サラ・ウォーターズの『半身』読了。
2003年度の『このミス』と『文春』の両方で1位を獲得し、当時、大評判となった作品。それ以前にもサマセット・モーム賞をはじめとした数々の文学賞にも輝いており、これは期待するなという方が無理な作品である。こんな話。
時代は1874年秋。テムズ河畔にそびえるミルバンク監獄へ慰問にやってきたマーガレットは、そこで不思議な女囚に出会う。年はまだ19歳だというその女囚は元霊媒師。降霊中の暴行、そしてその騒動の最中に心臓麻痺で死んだ主人の責任までを問われて罪に服したのだ。深い静寂をまとったその女囚に、マーガレットはいつしか心を奪われてゆく……。
悪くない。特にその描写力、筆力は素晴らしい。主人公マーガレットと霊媒師、二人が交互に語る手記の形式で物語は進むが、当時のロンドンの雰囲気、ミルバンク監獄の描写、何より「老嬢」と揶揄されるマーガレットの屈折した心情が、リアルにねちねちと描かれる。

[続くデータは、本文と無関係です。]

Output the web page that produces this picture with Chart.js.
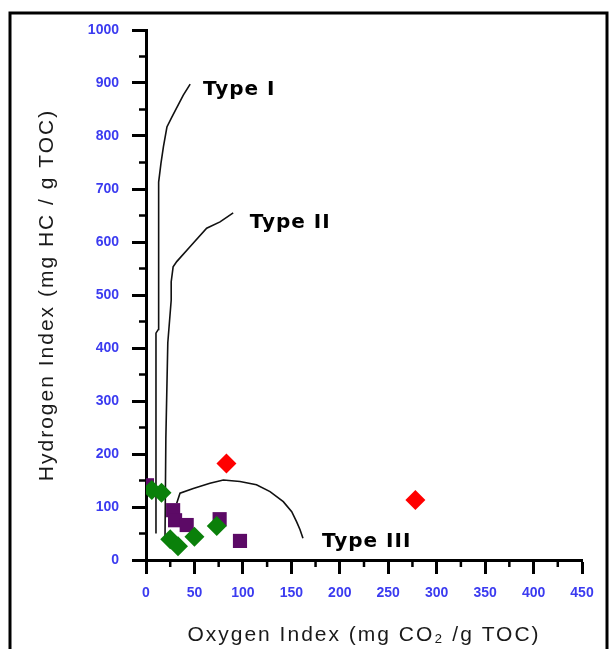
<!DOCTYPE html>
<html>
<head>
<meta charset="utf-8">
<script src="https://cdn.jsdelivr.net/npm/chart.js@4.4.1/dist/chart.umd.min.js"></script>
<style>
  body { margin: 0; background: #fff; }
</style>
</head>
<body>
<canvas id="myChart" width="611" height="649"></canvas>
<script>
// samples (OI, HI)
const purpleOI = [1, 28, 30, 42, 76, 97];
const purpleHI = [141, 94, 75, 66, 77, 36];
const greenOI = [6, 16, 25, 33, 50, 73];
const greenHI = [132, 127, 39, 26, 44, 64];
const redOI = [83, 278];
const redHI = [182, 113];

// kerogen type curves
const typeIOI = [10.3, 10.3, 12.7, 12.7, 13.4, 15.4, 18, 21.6, 26.8, 38.5, 45.6];
const typeIHI = [50, 428, 435, 700, 713, 748, 780, 817, 836, 877, 898];
const typeIIOI = [19.6, 20.5, 22.5, 26, 26, 28, 31.7, 45.4, 62.6, 76.4, 90];
const typeIIHI = [38, 230, 410, 490, 525, 553, 563, 591, 626, 638, 655];
const typeIIIOI = [31.7, 35.1, 48.8, 66, 79.8, 97, 114, 128, 141.7, 150.4, 155.5, 159, 162];
const typeIIIHI = [107, 126, 135, 145, 151, 148, 142, 129, 110, 91, 72, 57, 41];

const typeNames = ['Type I', 'Type II', 'Type III'];
const typeNameOI = [58.8, 107, 181.6];
const typeNameHI = [877, 626, 24.5];

const xTicks = [0, 50, 100, 150, 200, 250, 300, 350, 400, 450];
const yTicks = [0, 100, 200, 300, 400, 500, 600, 700, 800, 900, 1000];

function pts(xs, ys) {
  return xs.map((x, i) => ({x: x, y: ys[i]}));
}

function curve(xs, ys) {
  return {
    data: pts(xs, ys),
    showLine: true,
    borderColor: '#111',
    borderWidth: 1.6,
    pointRadius: 0,
    tension: 0,
    fill: false
  };
}

const frame = {
  id: 'frame',
  beforeDraw(chart) {
    const ctx = chart.ctx;
    ctx.save();
    ctx.fillStyle = '#fff';
    ctx.fillRect(0, 0, chart.width, chart.height);
    ctx.strokeStyle = '#000';
    ctx.lineWidth = 3;
    ctx.strokeRect(10, 13, 597, 700);
    ctx.restore();
  }
};

const extras = {
  id: 'extras',
  afterDraw(chart) {
    const ctx = chart.ctx;
    const xs = chart.scales.x, ys = chart.scales.y;
    ctx.save();
    // minor ticks
    ctx.strokeStyle = '#000';
    ctx.lineWidth = 2.5;
    ctx.beginPath();
    for (let v = 25; v < 450; v += 50) {
      const p = xs.getPixelForValue(v);
      ctx.moveTo(p, ys.bottom);
      ctx.lineTo(p, ys.bottom + 7);
    }
    for (let v = 50; v < 1000; v += 100) {
      const p = ys.getPixelForValue(v);
      ctx.moveTo(xs.left, p);
      ctx.lineTo(xs.left - 7, p);
    }
    ctx.stroke();
    // curve names
    ctx.fillStyle = '#000';
    ctx.font = 'bold 20px "DejaVu Sans"';
    ctx.letterSpacing = '1px';
    ctx.textAlign = 'left';
    ctx.textBaseline = 'alphabetic';
    typeNames.forEach((t, i) => {
      ctx.fillText(t, xs.getPixelForValue(typeNameOI[i]), ys.getPixelForValue(typeNameHI[i]));
    });
    ctx.restore();
  }
};

function spacedTitle(scale) {
  if (scale._spaced) return;
  const orig = scale.drawTitle.bind(scale);
  scale.drawTitle = function () {
    scale.ctx.save();
    scale.ctx.letterSpacing = '2px';
    orig();
    scale.ctx.restore();
  };
  scale._spaced = true;
}

const tickFont = {family: '"Liberation Sans", Arial', size: 14, weight: 'bold'};
const titleFont = {family: '"Liberation Sans", Arial', size: 21};

const config = {
  type: 'scatter',
  data: {
    datasets: [
      {data: pts(redOI, redHI), pointStyle: 'rectRot', pointRadius: 10, backgroundColor: '#ff0000', borderColor: '#ff0000', borderWidth: 0},
      {data: pts(greenOI, greenHI), pointStyle: 'rectRot', pointRadius: 10, backgroundColor: '#0a800a', borderColor: '#0a800a', borderWidth: 0},
      {data: pts(purpleOI, purpleHI), pointStyle: 'rect', pointRadius: 10, backgroundColor: '#5c0a66', borderColor: '#5c0a66', borderWidth: 0},
      curve(typeIOI, typeIHI),
      curve(typeIIOI, typeIIHI),
      curve(typeIIIOI, typeIIIHI)
    ]
  },
  options: {
    responsive: false,
    animation: false,
    layout: {padding: {left: 0, top: 30, right: 29, bottom: 0}},
    plugins: {
      legend: {display: false},
      tooltip: {enabled: false}
    },
    scales: {
      x: {
        type: 'linear',
        min: 0,
        max: 450,
        afterBuildTicks: s => { s.ticks = xTicks.map(v => ({value: v})); },
        ticks: {color: '#3b3bf0', font: tickFont, padding: 11, maxRotation: 0, callback: v => String(v)},
        grid: {drawOnChartArea: false, tickLength: 14, tickColor: '#000', tickWidth: 3},
        border: {color: '#000', width: 3},
        title: {display: true, text: 'Oxygen Index (mg CO\u2082 /g TOC)', color: '#1a1a1a', font: titleFont, padding: {top: 0, bottom: 1}},
        afterFit: s => { s.height = 89; s.paddingLeft = 0; s.paddingRight = 0; spacedTitle(s); }
      },
      y: {
        type: 'linear',
        min: 0,
        max: 1000,
        afterBuildTicks: s => { s.ticks = yTicks.map(v => ({value: v})); },
        ticks: {color: '#3b3bf0', font: tickFont, padding: 13, callback: v => String(v)},
        grid: {drawOnChartArea: false, tickLength: 14, tickColor: '#000', tickWidth: 3},
        border: {color: '#000', width: 3},
        title: {display: true, text: 'Hydrogen Index (mg HC / g TOC)', color: '#1a1a1a', font: titleFont, padding: {top: 35, bottom: 0}},
        afterFit: s => { s.width = 146; s.paddingTop = 0; s.paddingBottom = 0; spacedTitle(s); }
      }
    }
  },
  plugins: [frame, extras]
};

const myChart = new Chart(document.getElementById('myChart'), config);
</script>
</body>
</html>
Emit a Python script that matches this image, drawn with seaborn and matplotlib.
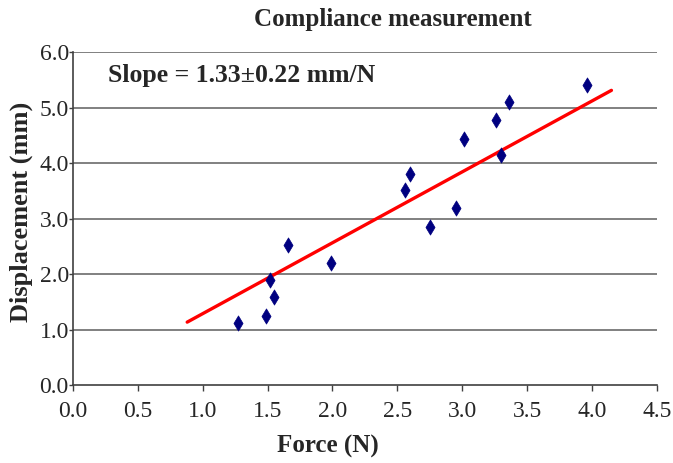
import matplotlib
matplotlib.use("Agg")
import matplotlib.pyplot as plt
import seaborn as sns
import pandas as pd

force = [1.27, 1.49, 1.55, 1.52, 1.66, 1.99, 2.75, 2.95, 2.56, 2.60, 3.01, 3.30, 3.26, 3.36, 3.96]
displacement = [1.12, 1.25, 1.59, 1.90, 2.52, 2.20, 2.85, 3.19, 3.51, 3.81, 4.44, 4.14, 4.78, 5.10, 5.41]

# trend line ends as drawn
trend_x = [0.88, 4.15]
trend_y = [1.14, 5.31]

x_ticks = [0.0, 0.5, 1.0, 1.5, 2.0, 2.5, 3.0, 3.5, 4.0, 4.5]
y_ticks = [0.0, 1.0, 2.0, 3.0, 4.0, 5.0, 6.0]

df = pd.DataFrame({"force": force, "disp": displacement})
trend = pd.DataFrame({"force": trend_x, "disp": trend_y})

sns.set_style("white")
plt.rcParams["font.family"] = ["Liberation Serif", "DejaVu Serif"]

fig = plt.figure(figsize=(6.73, 4.63), dpi=100)
ax = fig.add_axes([0.1085, 0.1674, 0.8675, 0.7203])

for yv in y_ticks[1:]:
    ax.axhline(yv, color="#808080", lw=1.4, zorder=0)

sns.lineplot(data=trend, x="force", y="disp", color="#ff0000", lw=2.4, ax=ax, zorder=2)
sns.scatterplot(data=df, x="force", y="disp", marker="d", s=60, color="#000080",
                edgecolor="#000080", linewidth=0.5, ax=ax, zorder=3)

ax.set_xlim(0, 4.5)
ax.set_ylim(0, 6)
ax.set_xticks(x_ticks)
ax.set_yticks(y_ticks)
ax.set_xticklabels([f"{v:.1f}" for v in x_ticks])
ax.set_yticklabels([f"{v:.1f}" for v in y_ticks])
ax.tick_params(axis="both", labelsize=17, direction="out", width=1,
               color="#404040", bottom=True, left=True)
ax.tick_params(axis="x", length=4, pad=7)
ax.tick_params(axis="y", length=3, pad=0)
ax.set_xlabel("")
ax.set_ylabel("")

for side in ["top", "right"]:
    ax.spines[side].set_visible(False)
for side in ["left", "bottom"]:
    ax.spines[side].set_color("#404040")
    ax.spines[side].set_linewidth(1.2)

ax.text(0.06, 0.931, "Slope = 1.33\u00b10.22 mm/N", transform=ax.transAxes,
        fontsize=18.5, fontweight="bold", va="center", ha="left")

fig.text(0.584, 0.957, "Compliance measurement", fontsize=18, fontweight="bold",
         ha="center", va="center")
fig.text(0.487, 0.035, "Force (N)", fontsize=18, fontweight="bold",
         ha="center", va="center")
fig.text(0.031, 0.542, "Displacement (mm)", fontsize=19, fontweight="bold",
         ha="center", va="center", rotation=90)

fig.savefig("out.png", dpi=100)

この重く陰鬱なムードが魅力だ。19世紀という時代設定にすることで、主人公の自立やアイデンティティといった問題、母親との屈折した関係、霊媒の少女との同性愛など、現代にも通じるテーマがより鮮明に浮かび上がっているのも見事だ。
問題はラストのサプライズだろう。アンフェアといわれるのはおそらく作者にとっても承知の上なのだろうが、それまでのテーマの有り様まで吹き飛ばしてしまうのはいかがなものか。本作にどんでん返しは不要なのだ。そのままスーパーナチュラルな話にして、主人公もろともどん底に沈めてくれた方がよかった気がする。